I liked it enough that I looked into ordering some online to perhaps get better quality or at least have some variety. Based on this research, I believe there’s only one American company manufacturing absinthe and they sell it for $75 a bottle and sold out their first run. Ordering from Britain or Germany is possible, but very expensive due to the shipping…usually doubling the price of the bottle. I did, however, find one company in New York who will ship for free on orders over $50 (which is fine, since they have no absinthe under $50) but lacks selection. Probably end up doing it, though, just to try a different brand.
So, for the time being, I have to stick with the stuff the local store stocks. It sells for $45, and I got two bottles yesterday. I tried it with not-ice-cold water last night and was not impressed. It has a strong anise flavor and is 110 proof (though some absinthe goes up to around 160 apparently). I don’t know if it’s the strength or something about the liquor itself, but three drinks (probably about 4.5 oz Worth) had me buzzing pretty good…it usually takes whiskey about 8 oz. to get me that good.

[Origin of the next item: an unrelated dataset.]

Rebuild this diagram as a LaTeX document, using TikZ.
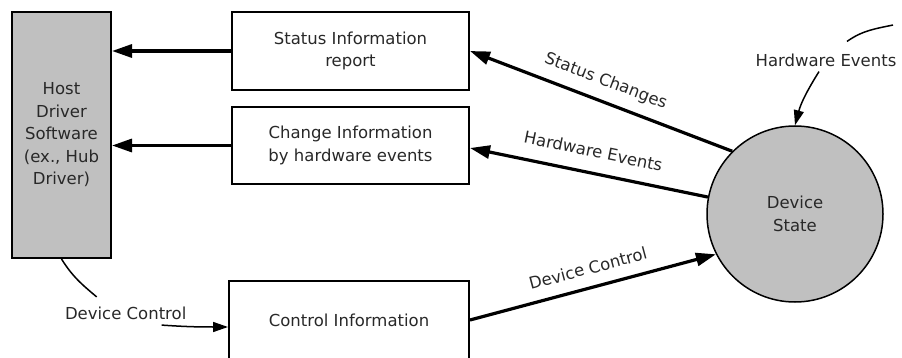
\documentclass[tikz,border=0pt]{standalone}
\usepackage{fontspec}
\setmainfont{DejaVu Sans}
\usetikzlibrary{arrows.meta}
\definecolor{boxgray}{RGB}{192,192,192}
\definecolor{inkdark}{RGB}{40,40,40}
\tikzset{
  every node/.style={font=\fontsize{16.5}{22.5}\selectfont, text=inkdark},
  infobox/.style={draw=black, line width=2pt, align=center, inner sep=0pt},
  devcircle/.style={circle, draw=black, line width=1.5pt, fill=boxgray,
    minimum size=176pt, inner sep=0pt, align=center},
  bigflow/.style={line width=3.2pt, -{Triangle[length=20pt,width=13pt]}},
  bigflowrev/.style={line width=3.2pt, {Triangle[length=20pt,width=13pt]}-},
  leader/.style={line width=1.5pt},
  leadarrow/.style={line width=1.5pt, -{Triangle[length=15pt,width=10pt]}},
  flowlabel/.style={sloped, above, inner xsep=0pt},
  freelabel/.style={inner sep=0pt},
}
\begin{document}
\begin{tikzpicture}[x=1pt,y=-1pt]
\clip (0,0) rectangle (902,358);

% blocks
\node[infobox, fill=boxgray, minimum width=99pt, minimum height=246pt]
  (host) at (61.5,135) {Host\\Driver\\Software\\(ex., Hub\\Driver)};
\node[infobox, minimum width=237pt, minimum height=78pt]
  (s1) at (350.5,51) {Status Information\\report};
\node[infobox, minimum width=237pt, minimum height=77pt]
  (s2) at (350.5,145.5) {Change Information\\by hardware events};
\node[infobox, minimum width=240pt, minimum height=78pt]
  (ctrl) at (349,320) {Control Information};
\node[devcircle] (dev) at (795,214) {Device\\State};

% reports to the host
\draw[bigflow] (s1.west) -- (s1.west -| host.east);
\draw[bigflow] (s2.west) -- (s2.west -| host.east);

% flows from and to the device state
\draw[bigflowrev] (s1.east) --
  node[flowlabel, pos=0.49, inner ysep=10.5pt] {Status Changes} (dev.135);
\draw[bigflowrev] ([yshift=-2.5pt]s2.east) --
  node[flowlabel, pos=0.5, inner ysep=14pt] {Hardware Events} (dev.169);
\draw[bigflow] (ctrl.east) --
  node[flowlabel, pos=0.5, inner ysep=11.5pt] {Device Control} (dev.207);

% external hardware events
\coordinate (hwin) at (893,25);
\node[freelabel] (hwlbl) at (826,60) {Hardware Events};
\draw[leader] (hwin) to[out=192,in=35] ([xshift=21pt,yshift=12pt]hwlbl.north);
\draw[leadarrow] ([xshift=-7pt,yshift=-5pt]hwlbl.south) to[out=238,in=75] (dev.north);

% device control issued by the host
\node[freelabel] (dcl) at (125.7,313.5) {Device Control};
\draw[leader] (host.south) to[out=-58,in=140] ([xshift=-29pt,yshift=10pt]dcl.north);
\draw[leadarrow] ([xshift=36pt,yshift=-5pt]dcl.south) to[out=-4,in=180] ([yshift=-7pt]ctrl.west);
\end{tikzpicture}
\end{document}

I imagine that absinthe will cut into my whiskey drinking, since it’s an equally good sipping beverage and has enough flavor and quality that I like it even if I don’t get drunk (though that is a benefit of it).
I recommend giving absinthe a try if you like anise flavor. Given the expense of the bottle, though, go in with someone else to at least defray the initial cost in case you don’t like it. That’s what we did—four of us split the first bottle.
Plus, you get some pretty awesome spoons. And, really, how cool is it to be able to tell people you’re an absinthe drinker?